Published: 05 Aug 2014 - 11:38 pm | Last Updated: 22 Jan 2022 - 03:43 am

LOS ANGELES: Hollywood is failing to adequately depict the increasing ethnic diversity of the US on the big screen, according to a new study. Latinos are the most under-represented, with African Americans also sparsely depicted, though the latter group is slowly gaining more screen time.
The study, carried out by the University of Southern California Annenberg School for Communication and Journalism, looked into racial make-up of 3,932 speaking characters from the top grossing films at the US box office between 2007 and last year. In 2013 alone it found that just over a quarter of these parts were played by people from ethnic minorities, despite 37 percent of the US population hailing from these groups. A staggering 74 percent of the total characters across six years were white. Latinos, who comprise 16.3 percent of the US population and are regular filmgoers - they buy 25 percent of all movie tickets - only made up 4.9 percent of characters.

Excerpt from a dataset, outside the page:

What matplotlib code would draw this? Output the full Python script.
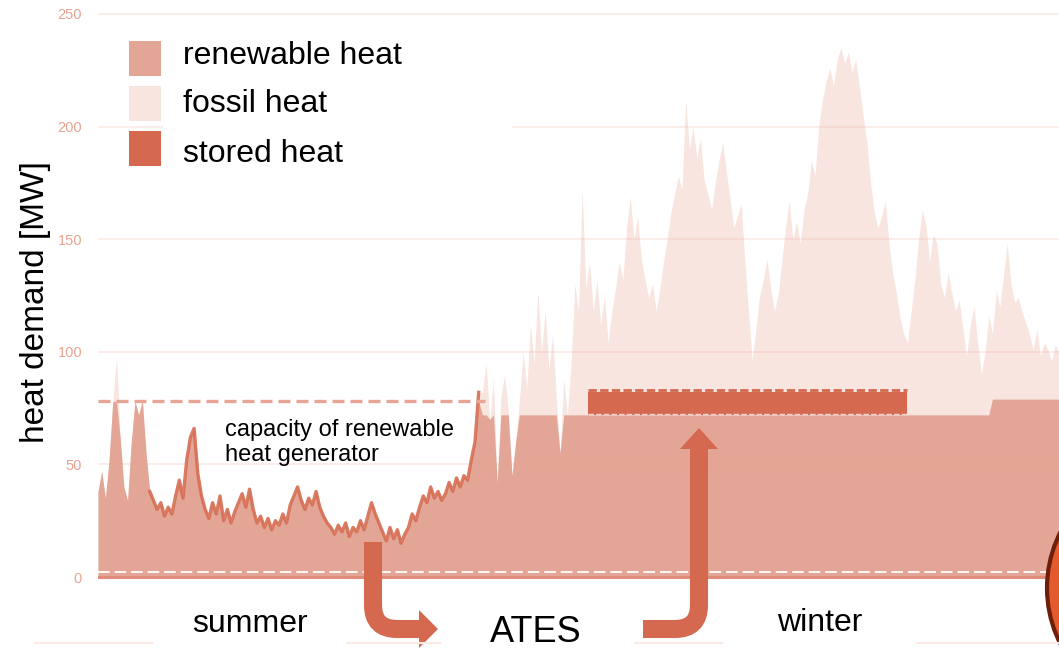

Despite a sense that more movies about the African American experience, such as the Oscar-winning race drama 12 Years a Slave and political biopic The Butler, are hitting the big screen and doing well at the box office, the study found the number of people from non-white backgrounds did not radically improve between 2007 and 2013. There were no African American speaking characters in 17 percent of the studied films, despite black people making up 12.6 percent of the US population.
Black women were the least likely group to find their way behind the cameras. In five out of the six years studied, there were no female African American directors in charge of any of the top-grossing films.